- _DATASET EXTRACT_

++++++

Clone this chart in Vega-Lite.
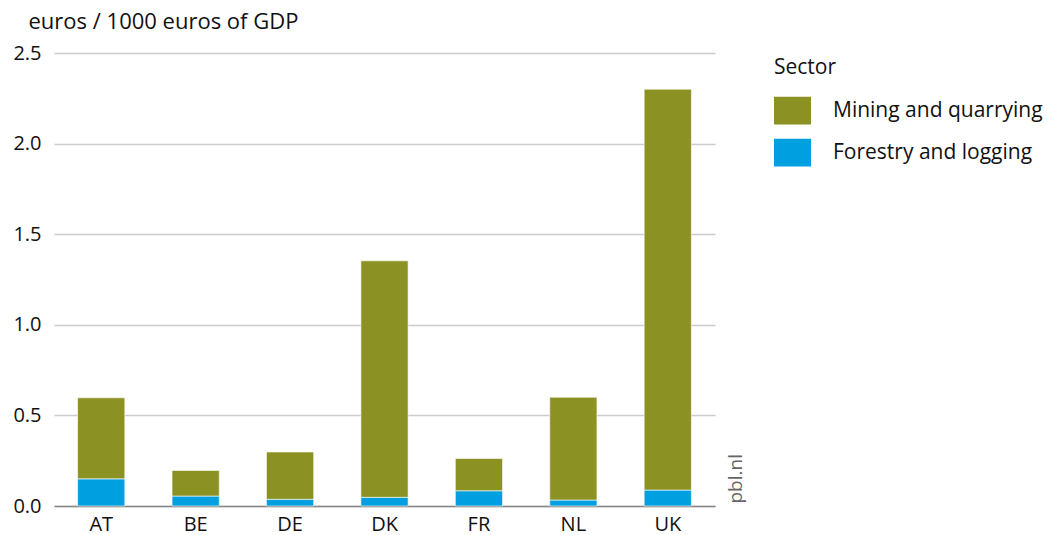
{
  "$schema": "https://vega.github.io/schema/vega-lite/v6.json",
  "width": 661,
  "height": 453,
  "autosize": {"type": "none"},
  "padding": {"left": 54, "top": 53, "right": 332, "bottom": 29},
  "background": "white",
  "config": {
    "font": "Open Sans",
    "view": {"stroke": null}
  },
  "data": {
    "values": [
      {"country": "AT", "sector": "Forestry and logging", "value": 0.15},
      {"country": "AT", "sector": "Mining and quarrying", "value": 0.447},
      {"country": "BE", "sector": "Forestry and logging", "value": 0.055},
      {"country": "BE", "sector": "Mining and quarrying", "value": 0.141},
      {"country": "DE", "sector": "Forestry and logging", "value": 0.037},
      {"country": "DE", "sector": "Mining and quarrying", "value": 0.261},
      {"country": "DK", "sector": "Forestry and logging", "value": 0.048},
      {"country": "DK", "sector": "Mining and quarrying", "value": 1.305},
      {"country": "FR", "sector": "Forestry and logging", "value": 0.084},
      {"country": "FR", "sector": "Mining and quarrying", "value": 0.178},
      {"country": "NL", "sector": "Forestry and logging", "value": 0.033},
      {"country": "NL", "sector": "Mining and quarrying", "value": 0.567},
      {"country": "UK", "sector": "Forestry and logging", "value": 0.088},
      {"country": "UK", "sector": "Mining and quarrying", "value": 2.212}
    ]
  },
  "layer": [
    {
      "mark": {"type": "bar", "stroke": "white", "strokeWidth": 0.6},
      "encoding": {
        "x": {
          "field": "country",
          "type": "nominal",
          "sort": ["AT", "BE", "DE", "DK", "FR", "NL", "UK"],
          "scale": {"paddingInner": 0.5, "paddingOuter": 0.25},
          "axis": {
            "title": null,
            "labelAngle": 0,
            "labelFontSize": 20,
            "labelColor": "#111",
            "labelPadding": 8,
            "ticks": false,
            "domainColor": "#888",
            "domainWidth": 1.5
          }
        },
        "y": {
          "field": "value",
          "type": "quantitative",
          "stack": "zero",
          "scale": {"domain": [0, 2.5]},
          "axis": {
            "values": [0, 0.5, 1, 1.5, 2, 2.5],
            "format": ".1f",
            "title": "euros / 1000 euros of GDP",
            "titleAngle": 0,
            "titleAlign": "left",
            "titleBaseline": "middle",
            "titleX": -26,
            "titleY": -32,
            "titleFontSize": 22,
            "titleFontWeight": "normal",
            "titleColor": "#111",
            "labelFontSize": 20,
            "labelColor": "#111",
            "labelPadding": 13,
            "ticks": false,
            "domain": false,
            "gridColor": "#cccccc",
            "gridWidth": 1.5
          }
        },
        "color": {
          "field": "sector",
          "type": "nominal",
          "scale": {
            "domain": ["Mining and quarrying", "Forestry and logging"],
            "range": ["#8b9123", "#009fdf"]
          },
          "legend": {
            "title": "Sector",
            "orient": "none",
            "legendX": 720,
            "legendY": 4,
            "titleFontSize": 21,
            "titleFontWeight": "normal",
            "titleColor": "#111",
            "titlePadding": 14,
            "labelFontSize": 21,
            "labelLimit": 400,
            "labelColor": "#111",
            "labelOffset": 22,
            "symbolType": "M-1,-0.75H1V0.75H-1Z",
            "symbolSize": 1369,
            "symbolStrokeWidth": 0,
            "symbolOpacity": 1,
            "rowPadding": 9
          }
        },
        "order": {"field": "sector", "sort": "ascending"}
      }
    },
    {
      "mark": {"type": "rule", "opacity": 0},
      "encoding": {
        "y": {
          "field": "value",
          "type": "quantitative",
          "scale": {"domain": [0, 2.5]},
          "axis": {
            "orient": "right",
            "title": "pbl.nl",
            "titleAngle": 270,
            "titleAlign": "left",
            "titleBaseline": "middle",
            "titleY": 450,
            "titleX": 20,
            "titleFontSize": 19,
            "titleFontWeight": "normal",
            "titleColor": "#666",
            "labels": false,
            "ticks": false,
            "domain": false,
            "grid": false
          }
        }
      }
    }
  ],
  "resolve": {"scale": {"y": "independent"}}
}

++++++

- _SET PROBLEM_
Omit pictures; set down the rest of the material word for word.

- _ANSWER FOR THIS EXERCISE_
Clone this chart in Vega-Lite.
{
  "$schema": "https://vega.github.io/schema/vega-lite/v6.json",
  "width": 661,
  "height": 453,
  "autosize": {"type": "none"},
  "padding": {"left": 54, "top": 53, "right": 332, "bottom": 29},
  "background": "white",
  "config": {
    "font": "Open Sans",
    "view": {"stroke": null}
  },
  "data": {
    "values": [
      {"country": "AT", "sector": "Forestry and logging", "value": 0.15},
      {"country": "AT", "sector": "Mining and quarrying", "value": 0.447},
      {"country": "BE", "sector": "Forestry and logging", "value": 0.055},
      {"country": "BE", "sector": "Mining and quarrying", "value": 0.141},
      {"country": "DE", "sector": "Forestry and logging", "value": 0.037},
      {"country": "DE", "sector": "Mining and quarrying", "value": 0.261},
      {"country": "DK", "sector": "Forestry and logging", "value": 0.048},
      {"country": "DK", "sector": "Mining and quarrying", "value": 1.305},
      {"country": "FR", "sector": "Forestry and logging", "value": 0.084},
      {"country": "FR", "sector": "Mining and quarrying", "value": 0.178},
      {"country": "NL", "sector": "Forestry and logging", "value": 0.033},
      {"country": "NL", "sector": "Mining and quarrying", "value": 0.567},
      {"country": "UK", "sector": "Forestry and logging", "value": 0.088},
      {"country": "UK", "sector": "Mining and quarrying", "value": 2.212}
    ]
  },
  "layer": [
    {
      "mark": {"type": "bar", "stroke": "white", "strokeWidth": 0.6},
      "encoding": {
        "x": {
          "field": "country",
          "type": "nominal",
          "sort": ["AT", "BE", "DE", "DK", "FR", "NL", "UK"],
          "scale": {"paddingInner": 0.5, "paddingOuter": 0.25},
          "axis": {
            "title": null,
            "labelAngle": 0,
            "labelFontSize": 20,
            "labelColor": "#111",
            "labelPadding": 8,
            "ticks": false,
            "domainColor": "#888",
            "domainWidth": 1.5
          }
        },
        "y": {
          "field": "value",
          "type": "quantitative",
          "stack": "zero",
          "scale": {"domain": [0, 2.5]},
          "axis": {
            "values": [0, 0.5, 1, 1.5, 2, 2.5],
            "format": ".1f",
            "title": "euros / 1000 euros of GDP",
            "titleAngle": 0,
            "titleAlign": "left",
            "titleBaseline": "middle",
            "titleX": -26,
            "titleY": -32,
            "titleFontSize": 22,
            "titleFontWeight": "normal",
            "titleColor": "#111",
            "labelFontSize": 20,
            "labelColor": "#111",
            "labelPadding": 13,
            "ticks": false,
            "domain": false,
            "gridColor": "#cccccc",
            "gridWidth": 1.5
          }
        },
        "color": {
          "field": "sector",
          "type": "nominal",
          "scale": {
            "domain": ["Mining and quarrying", "Forestry and logging"],
            "range": ["#8b9123", "#009fdf"]
          },
          "legend": {
            "title": "Sector",
            "orient": "none",
            "legendX": 720,
            "legendY": 4,
            "titleFontSize": 21,
            "titleFontWeight": "normal",
            "titleColor": "#111",
            "titlePadding": 14,
            "labelFontSize": 21,
            "labelLimit": 400,
            "labelColor": "#111",
            "labelOffset": 22,
            "symbolType": "M-1,-0.75H1V0.75H-1Z",
            "symbolSize": 1369,
            "symbolStrokeWidth": 0,
            "symbolOpacity": 1,
            "rowPadding": 9
          }
        },
        "order": {"field": "sector", "sort": "ascending"}
      }
    },
    {
      "mark": {"type": "rule", "opacity": 0},
      "encoding": {
        "y": {
          "field": "value",
          "type": "quantitative",
          "scale": {"domain": [0, 2.5]},
          "axis": {
            "orient": "right",
            "title": "pbl.nl",
            "titleAngle": 270,
            "titleAlign": "left",
            "titleBaseline": "middle",
            "titleY": 450,
            "titleX": 20,
            "titleFontSize": 19,
            "titleFontWeight": "normal",
            "titleColor": "#666",
            "labels": false,
            "ticks": false,
            "domain": false,
            "grid": false
          }
        }
      }
    }
  ],
  "resolve": {"scale": {"y": "independent"}}
}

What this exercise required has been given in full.